O Ecad (Escritório Central de Arrecadação) divulgou seu top 50 nacional — o top 100 só será conhecido em abril —, em que não há representantes do rock nacional. O número 1 nas mais tocadas é “Mozão”, interpretada pelo também sertanejo Luccas Lucco.
— O rock já não é a preferência do grande público, e acho que isso é uma peculiaridade brasileira. O rock gringo se reinventou. Arcade Fire e Arctic Monkeys, por exemplo, ganharam uma importância enorme, lotam festivais e levantam outras bandas. Não temos um caso semelhante no Brasil. O país precisa amadurecer para gostar de músicas mais elaboradas, sem refrãos pobres — avalia Samuel Rosa, cantor do Skank. — Pertencemos à última leva de bandas que conseguiram se destacar, mas estaríamos melhores se houvesse uma renovação do rock. Se novas bandas aparecessem, talvez não estivéssemos no 93º lugar. No meio de tanta música de massa do sertanejo e funk, com investimentos surreais, estar entre os 100 em 2014 é uma vitória tão grande quanto estar entre os 10 em 1994. A gente talvez deixasse de conhecer o Renato Russo se ele estivesse começando hoje, porque as pessoas só dão atenção para Gusttavo Lima. Na época da Legião Urbana já existiam esses Gusttavos, mas o rock conseguia romper as barreiras.

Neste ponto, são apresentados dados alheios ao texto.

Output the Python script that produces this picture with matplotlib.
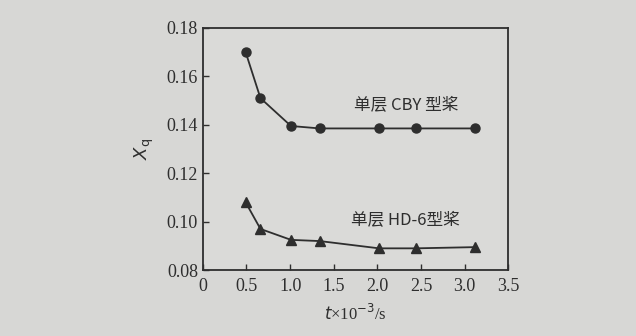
import matplotlib
matplotlib.use('Agg')
from matplotlib import pyplot as plt

# data
t_cby = [0.49, 0.66, 1.01, 1.34, 2.02, 2.44, 3.12]
xq_cby = [0.170, 0.151, 0.1395, 0.1385, 0.1385, 0.1385, 0.1385]
t_hd6 = [0.49, 0.66, 1.01, 1.34, 2.02, 2.44, 3.12]
xq_hd6 = [0.108, 0.097, 0.0925, 0.092, 0.089, 0.089, 0.0895]
x_ticks = [0, 0.5, 1.0, 1.5, 2.0, 2.5, 3.0, 3.5]
x_tick_labels = ['0', '0.5', '1.0', '1.5', '2.0', '2.5', '3.0', '3.5']
y_ticks = [0.08, 0.10, 0.12, 0.14, 0.16, 0.18]
y_tick_labels = ['0.08', '0.10', '0.12', '0.14', '0.16', '0.18']

serif = ['Liberation Serif', 'DejaVu Serif']
cjk = ['Noto Sans CJK SC', 'Liberation Serif']
bg = '#d7d7d5'
ink = '#2e2e2e'

fig = plt.figure(figsize=(6.36, 3.36), dpi=100, facecolor=bg)
ax = fig.add_axes([0.319, 0.196, 0.48, 0.721], facecolor='#dadad8')

ax.plot(t_cby, xq_cby, color=ink, lw=1.3, marker='o', ms=6.5)
ax.plot(t_hd6, xq_hd6, color=ink, lw=1.3, marker='^', ms=6.5)

ax.set_xlim(0, 3.5)
ax.set_ylim(0.08, 0.18)
ax.set_xticks(x_ticks)
ax.set_xticklabels(x_tick_labels, family=serif, fontsize=13, color=ink)
ax.set_yticks(y_ticks)
ax.set_yticklabels(y_tick_labels, family=serif, fontsize=13, color=ink)
ax.tick_params(direction='in', length=4, color=ink, width=1)
ax.tick_params(axis='x', pad=6)
for s in ax.spines.values():
    s.set_color(ink)
    s.set_linewidth(1.3)

ax.text(2.33, 0.148, '单层 CBY 型桨', family=cjk, fontsize=12, color=ink, ha='center', va='center')
ax.text(2.32, 0.1005, '单层 HD-6型桨', family=cjk, fontsize=12, color=ink, ha='center', va='center')

ax.set_ylabel(r'$X_\mathrm{q}$', fontsize=13, color=ink, labelpad=8)
ax.set_xlabel(r'$t$×10$^{-3}$/s', family=serif, fontsize=12, color=ink, labelpad=6)

fig.savefig('out.png', dpi=100, facecolor=bg)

APEGO AOS NOMES MAIS ANTIGOS
O cenário foi se construindo ao longo dos anos, com aparições cada vez mais tímidas dos roqueiros brasileiros. Em 2012, o Charlie Brown Jr. foi a banda mais bem colocada, na 50ª posição, com “Céu azul”, segundo a Crowley. Vale lembrar que a banda estava sem gravadora e lançou “Música Popular Caiçara” naquele ano, de maneira independente. Em 2013, ano das mortes de seus integrantes Chorão e Champignon, o grupo de Santos também liderou entre os representantes do rock, na 43ª posição, com “Meu novo mundo”. Naquele mesmo ano, ainda apareceram O Rappa, na 68ª colocação, com “Anjos (para quem tem fé)”, e o Jota Quest, com a versão de “Tempos modernos”, de Lulu Santos, em 90º. Por que os ouvintes estão indo na direção oposta ao rock nacional? Alexandre Hovoruski, diretor artístico da Rádio Cidade, faz sua aposta:
— O rádio ainda é o grande veículo associado à música no mundo. Temos tentado mostrar trabalhos novos, mas bandas consagradas nunca agradaram tanto. Legião Urbana, Paralamas do Sucesso e Cazuza dominam boa parte da execução. É legal por um lado, mas problemático por outro, pois significa que a nova geração não está tendo vida fácil. Mas, assim que estourarem algumas, mudará tudo — aposta Hovoruski. — O rock no Brasil passa por um momento de grande mudança. O “quase” fim das gravadoras, a falta de investimentos, a curadoria, o fato de ficarmos oito anos sem rádios dedicadas ao gênero (no Rio) foram pontos negativos e decisivos nessa queda. É a hora de reinventar. A internet chama a atenção, mas, se não houver consistência, vira mais um caso de 15 minutos de fama. No Brasil, o sertanejo vem dominando as paradas, pois é, sem dúvida, o braço musical mais organizado e com mais dinheiro hoje.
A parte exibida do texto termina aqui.